The implications of this are fairly large. News.com is obviously bootstrapping code that will involve their readers with the blog conversation surrounding their articles. How long for other sites to catch up? Will they plug into Technorati or Pubsub next? As far as I know this is the first major media organization to implement Trackback and Pingback. The team at News.com should be commended for their effort and leadership in this area.

Bloggers Declare Bore

Online Journalism Review writes Bloggers Declare War on Comment Spam, but Can They Win? I’m not sure what that has to do with journalism, but they talk to the same old people and read the same old sites and (not surprisingly) come to the same old tired conclusions. I’m trying to figure it out because I like everyone the article refers to and the article itself is well-written, but it feels very contrived. I think it may be because it draws a lot from blog material a year or more old, and selectively, like the writer had an agenda and Googled until there were enough quotes to fill the space. For example Mark Pilgrim’s blog is called “comment-free” when the entry on the front page for the last three weeks clearly has comments. Is it too much to ask to look at the front page of a blog you’re quoting?

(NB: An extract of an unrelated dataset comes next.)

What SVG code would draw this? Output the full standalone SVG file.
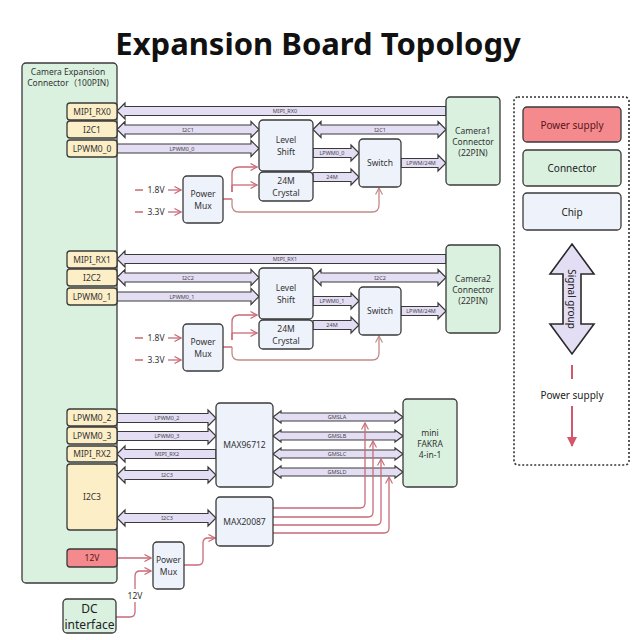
<svg xmlns="http://www.w3.org/2000/svg" width="640" height="640" viewBox="0 0 640 640">
<defs>
<style>
.t{font-family:"Noto Sans","Noto Sans CJK SC","Liberation Sans",sans-serif;fill:#333;text-anchor:middle}
.title{font-size:31px;font-weight:700;fill:#111}
.n{font-size:8.5px}
.s{font-size:5.5px;fill:#444}
.lg{font-size:10px;fill:#222}
.conn{fill:#daf1e0;stroke:#3a3a3a;stroke-width:1.3}
.pin{fill:#fcefc7;stroke:#3a3a3a;stroke-width:1.3}
.chip{fill:#eef2fb;stroke:#3a3a3a;stroke-width:1.3}
.pwr{fill:#f4898e;stroke:#3a3a3a;stroke-width:1.3}
.ar{fill:#e4def5;stroke:#3a3a3a;stroke-width:1.2;stroke-linejoin:miter}
.pl{fill:none;stroke:#c96b78;stroke-width:1.3}
.pl2{fill:none;stroke:#c08a88;stroke-width:1.3}
</style>
<marker id="ch" viewBox="0 0 8 8" refX="7" refY="4" markerWidth="8" markerHeight="8" markerUnits="userSpaceOnUse" orient="auto">
<path d="M0.5,0.5 L7,4 L0.5,7.5" fill="none" stroke="#c96b78" stroke-width="1.2"/>
</marker>
<marker id="ch2" viewBox="0 0 8 8" refX="7" refY="4" markerWidth="8" markerHeight="8" markerUnits="userSpaceOnUse" orient="auto">
<path d="M0.5,0.5 L7,4 L0.5,7.5" fill="none" stroke="#c08a88" stroke-width="1.2"/>
</marker>
<marker id="tri" viewBox="0 0 10 10" refX="9" refY="5" markerWidth="10" markerHeight="12" markerUnits="userSpaceOnUse" orient="auto">
<path d="M0,0 L10,5 L0,10 Z" fill="#d4566a"/>
</marker>
</defs>
<rect width="640" height="640" fill="#fff"/>
<text class="t title" x="318" y="55">Expansion Board Topology</text>

<!-- connectors -->
<g id="connectors">
<!-- group 1 -->
<path class="ar" d="M117,111 L125,103 V106.5 H446 V115.5 H125 V119 Z"/>
<path class="ar" d="M117,129.5 L125,121.5 V125 H251 V121.5 L259,129.5 L251,137.5 V134 H125 V137.5 Z"/>
<path class="ar" d="M313,129.5 L321,121.5 V125 H438 V121.5 L446,129.5 L438,137.5 V134 H321 V137.5 Z"/>
<path class="ar" d="M117,144 H251 V140.5 L259,148.5 L251,156.5 V153 H117 Z"/>
<path class="ar" d="M313,148.5 H351 V145 L359,153 L351,161 V157.5 H313 Z"/>
<path class="ar" d="M313,172.5 H351 V169 L359,177 L351,185 V181.5 H313 Z"/>
<path class="ar" d="M401,158.5 H438 V155 L446,163 L438,171 V167.5 H401 Z"/>
<text class="t s" x="285" y="113">MIPI_RX0</text>
<text class="t s" x="188" y="131.5">I2C1</text>
<text class="t s" x="380" y="131.5">I2C1</text>
<text class="t s" x="182" y="150.5">LPWM0_0</text>
<text class="t s" x="332" y="155">LPWM0_0</text>
<text class="t s" x="332" y="179">24M</text>
<text class="t s" x="421" y="165">LPWM/24M</text>
<path class="pl" d="M168,190 H181" marker-end="url(#ch)"/>
<path class="pl" d="M168,212 H181" marker-end="url(#ch)"/>
<path class="pl" d="M135,190 H143 M135,212 H143"/>
<text class="t n" x="156" y="193">1.8V</text>
<text class="t n" x="156" y="215">3.3V</text>
<path class="pl" d="M223,199 H232 M232,192 V174 Q232,167 239,167 H257" marker-end="url(#ch)"/>
<path class="pl" d="M232,185 H257" marker-end="url(#ch)"/>
<path class="pl" d="M232,185 V192"/>
<path class="pl2" d="M232,199 V205 Q232,212 239,212 H372 Q379,212 379,205 V188" marker-end="url(#ch2)"/>

<!-- group 2 -->
<g transform="translate(0,148)">
<path class="ar" d="M117,111 L125,103 V106.5 H446 V115.5 H125 V119 Z"/>
<path class="ar" d="M117,129.5 L125,121.5 V125 H251 V121.5 L259,129.5 L251,137.5 V134 H125 V137.5 Z"/>
<path class="ar" d="M313,129.5 L321,121.5 V125 H438 V121.5 L446,129.5 L438,137.5 V134 H321 V137.5 Z"/>
<path class="ar" d="M117,144 H251 V140.5 L259,148.5 L251,156.5 V153 H117 Z"/>
<path class="ar" d="M313,148.5 H351 V145 L359,153 L351,161 V157.5 H313 Z"/>
<path class="ar" d="M313,172.5 H351 V169 L359,177 L351,185 V181.5 H313 Z"/>
<path class="ar" d="M401,158.5 H438 V155 L446,163 L438,171 V167.5 H401 Z"/>
<text class="t s" x="285" y="113">MIPI_RX1</text>
<text class="t s" x="188" y="131.5">I2C2</text>
<text class="t s" x="380" y="131.5">I2C2</text>
<text class="t s" x="182" y="150.5">LPWM0_1</text>
<text class="t s" x="332" y="155">LPWM0_1</text>
<text class="t s" x="332" y="179">24M</text>
<text class="t s" x="421" y="165">LPWM/24M</text>
<path class="pl" d="M168,190 H181" marker-end="url(#ch)"/>
<path class="pl" d="M168,212 H181" marker-end="url(#ch)"/>
<path class="pl" d="M135,190 H143 M135,212 H143"/>
<text class="t n" x="156" y="193">1.8V</text>
<text class="t n" x="156" y="215">3.3V</text>
<path class="pl" d="M223,199 H232 M232,192 V174 Q232,167 239,167 H257" marker-end="url(#ch)"/>
<path class="pl" d="M232,185 H257" marker-end="url(#ch)"/>
<path class="pl" d="M232,185 V192"/>
<path class="pl2" d="M232,199 V205 Q232,212 239,212 H372 Q379,212 379,205 V188" marker-end="url(#ch2)"/>
</g>

<!-- group 3 -->
<path class="ar" d="M117,413.5 H208 V410 L216,418 L208,426 V422.5 H117 Z"/>
<path class="ar" d="M117,431.5 H208 V428 L216,436 L208,444 V440.5 H117 Z"/>
<path class="ar" d="M117,454 L125,446 V449.5 H216 V458.5 H125 V462 Z"/>
<path class="ar" d="M117,475 L125,467 V470.5 H208 V467 L216,475 L208,483 V479.5 H125 V483 Z"/>
<path class="ar" d="M117,518 L125,510 V513.5 H208 V510 L216,518 L208,526 V522.5 H125 V526 Z"/>
<text class="t s" x="167" y="420">LPWM0_2</text>
<text class="t s" x="167" y="438">LPWM0_3</text>
<text class="t s" x="167" y="456">MIPI_RX2</text>
<text class="t s" x="167" y="477">I2C3</text>
<text class="t s" x="167" y="520">I2C3</text>
<path class="ar" d="M273,417 L281,411 V413 H395 V411 L403,417 L395,423 V421 H281 V423 Z"/>
<path class="ar" d="M273,436 L281,430 V432 H395 V430 L403,436 L395,442 V440 H281 V442 Z"/>
<path class="ar" d="M273,454 L281,448 V450 H395 V448 L403,454 L395,460 V458 H281 V460 Z"/>
<path class="ar" d="M273,472 L281,466 V468 H395 V466 L403,472 L395,478 V476 H281 V478 Z"/>
<text class="t s" x="337" y="419">GMSLA</text>
<text class="t s" x="337" y="438">GMSLB</text>
<text class="t s" x="337" y="456">GMSLC</text>
<text class="t s" x="337" y="474">GMSLD</text>
<path class="pl" d="M273,508 H360 Q365,508 365,503 V423" marker-end="url(#ch)"/>
<path class="pl" d="M273,517 H368 Q373,517 373,512 V441" marker-end="url(#ch)"/>
<path class="pl" d="M273,525 H376 Q381,525 381,520 V459" marker-end="url(#ch)"/>
<path class="pl" d="M273,533 H384 Q389,533 389,528 V477" marker-end="url(#ch)"/>
<path class="pl" d="M117,558 H151" marker-end="url(#ch)"/>
<path class="pl" d="M116,617 H130 Q135,617 135,612 V576 Q135,571 140,571 H151" marker-end="url(#ch)"/>
<rect x="126" y="589" width="18" height="13" fill="#fff"/>
<text class="t n" x="135" y="599">12V</text>
<path class="pl" d="M184,565 H198 Q203,565 203,560 V543 Q203,538 208,538 H215" marker-end="url(#ch)"/>
</g>

<!-- nodes -->
<g id="main-connector">
<rect class="conn" x="22" y="63" width="95" height="520" rx="4"/>
<text class="t n" x="68" y="75">Camera Expansion</text>
<text class="t n" x="68" y="86">Connector（100PIN)</text>
</g>
<g id="pin-mipi-rx0"><rect class="pin" x="67" y="103" width="50" height="17" rx="3"/><text class="t n" x="92" y="114.5">MIPI_RX0</text></g>
<g id="pin-i2c1"><rect class="pin" x="67" y="121" width="50" height="17" rx="3"/><text class="t n" x="92" y="132.5">I2C1</text></g>
<g id="pin-lpwm0-0"><rect class="pin" x="67" y="140" width="50" height="17" rx="3"/><text class="t n" x="92" y="151.5">LPWM0_0</text></g>
<g id="pin-mipi-rx1"><rect class="pin" x="67" y="251" width="50" height="17" rx="3"/><text class="t n" x="92" y="262.5">MIPI_RX1</text></g>
<g id="pin-i2c2"><rect class="pin" x="67" y="269" width="50" height="17" rx="3"/><text class="t n" x="92" y="280.5">I2C2</text></g>
<g id="pin-lpwm0-1"><rect class="pin" x="67" y="288" width="50" height="17" rx="3"/><text class="t n" x="92" y="299.5">LPWM0_1</text></g>
<g id="pin-lpwm0-2"><rect class="pin" x="67" y="409" width="50" height="17" rx="3"/><text class="t n" x="92" y="420.5">LPWM0_2</text></g>
<g id="pin-lpwm0-3"><rect class="pin" x="67" y="427" width="50" height="17" rx="3"/><text class="t n" x="92" y="438.5">LPWM0_3</text></g>
<g id="pin-mipi-rx2"><rect class="pin" x="67" y="446" width="50" height="16" rx="3"/><text class="t n" x="92" y="457">MIPI_RX2</text></g>
<g id="pin-i2c3"><rect class="pin" x="67" y="464" width="50" height="66" rx="3"/><text class="t n" x="92" y="500">I2C3</text></g>
<g id="pin-12v"><rect class="pwr" x="67" y="549" width="50" height="18" rx="3"/><text class="t n" x="92" y="561" style="fill:#5a1518">12V</text></g>

<g id="power-mux-1"><rect class="chip" x="183" y="176" width="40" height="47" rx="4"/><text class="t n" x="203" y="197">Power</text><text class="t n" x="203" y="209">Mux</text></g>
<g id="level-shift-1"><rect class="chip" x="259" y="120" width="54" height="51" rx="4"/><text class="t n" x="286" y="143">Level</text><text class="t n" x="286" y="155">Shift</text></g>
<g id="crystal-1"><rect class="chip" x="259" y="172" width="54" height="29" rx="4"/><text class="t n" x="286" y="184">24M</text><text class="t n" x="286" y="196">Crystal</text></g>
<g id="switch-1"><rect class="chip" x="359" y="139" width="42" height="48" rx="4"/><text class="t n" x="380" y="166">Switch</text></g>
<g id="camera1"><rect class="conn" x="446" y="97" width="54" height="88" rx="4"/><text class="t n" x="473" y="134">Camera1</text><text class="t n" x="473" y="145">Connector</text><text class="t n" x="473" y="156">(22PIN)</text></g>

<g id="power-mux-2"><rect class="chip" x="183" y="324" width="40" height="47" rx="4"/><text class="t n" x="203" y="345">Power</text><text class="t n" x="203" y="357">Mux</text></g>
<g id="level-shift-2"><rect class="chip" x="259" y="268" width="54" height="51" rx="4"/><text class="t n" x="286" y="291">Level</text><text class="t n" x="286" y="303">Shift</text></g>
<g id="crystal-2"><rect class="chip" x="259" y="320" width="54" height="29" rx="4"/><text class="t n" x="286" y="332">24M</text><text class="t n" x="286" y="344">Crystal</text></g>
<g id="switch-2"><rect class="chip" x="359" y="287" width="42" height="48" rx="4"/><text class="t n" x="380" y="314">Switch</text></g>
<g id="camera2"><rect class="conn" x="446" y="245" width="54" height="88" rx="4"/><text class="t n" x="473" y="282">Camera2</text><text class="t n" x="473" y="293">Connector</text><text class="t n" x="473" y="304">(22PIN)</text></g>

<g id="max96712"><rect class="chip" x="216" y="403" width="57" height="84" rx="4"/><text class="t n" x="244.5" y="448">MAX96712</text></g>
<g id="max20087"><rect class="chip" x="216" y="497" width="57" height="49" rx="4"/><text class="t n" x="244.5" y="525">MAX20087</text></g>
<g id="fakra"><rect class="conn" x="403" y="399" width="54" height="88" rx="4"/><text class="t n" x="430" y="436">mini</text><text class="t n" x="430" y="447">FAKRA</text><text class="t n" x="430" y="458">4-in-1</text></g>
<g id="power-mux-3"><rect class="chip" x="153" y="542" width="31" height="47" rx="4"/><text class="t n" x="168.5" y="563">Power</text><text class="t n" x="168.5" y="575">Mux</text></g>
<g id="dc-interface"><rect class="conn" x="63" y="599" width="53" height="34" rx="4"/><text class="t" x="89.5" y="613" style="font-size:12px;fill:#222">DC</text><text class="t" x="89.5" y="628.5" style="font-size:12px;fill:#222">interface</text></g>

<!-- legend -->
<g id="legend">
<rect x="514" y="97" width="115" height="368" rx="4" fill="none" stroke="#333" stroke-width="1.6" stroke-dasharray="2,2"/>
<rect class="pwr" x="523" y="107" width="98" height="35" rx="4"/>
<text class="t lg" x="572" y="128.5" style="fill:#5a1518">Power supply</text>
<rect class="conn" x="523" y="150" width="98" height="36" rx="4"/>
<text class="t lg" x="572" y="172">Connector</text>
<rect class="chip" x="523" y="193" width="98" height="37" rx="4"/>
<text class="t lg" x="572" y="215.5">Chip</text>
<path d="M572,244 L594,274 H581 V324 H594 L572,354 L550,324 H563 V274 H550 Z" fill="#e4def5" stroke="#2a2a2a" stroke-width="1.6" stroke-linejoin="miter"/>
<text class="t lg" x="572" y="299" transform="rotate(90 572 299)" dominant-baseline="central">Signal group</text>
<path d="M572,365 V379" stroke="#d4566a" stroke-width="2" fill="none"/>
<text class="t lg" x="572" y="399">Power supply</text>
<path d="M572,406 V446" stroke="#d4566a" stroke-width="2" fill="none" marker-end="url(#tri)"/>
</g>
</svg>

The article talks about Blogger redirecting URIs but not about Blogger’s registration aspect. It talks about Typekey but not the PATRIOT act. (Totally kidding there.)

You probably saw this coming from me, but most of all I think it’s silly that they don’t mention a single one of the dozens of other blogging systems that deal effectively with these issues every day. You can’t discuss the Movable Type spam epidemic without talking about people like Molly who tried everything out there including MT-Blacklist to no avail, then switched software and got on with their lives. There is a lot more to the story, but that’s been the conversation over the past year and a lot has come of it. The essence of blogging is communication and comments are here to stay, it’s just a matter of moderation.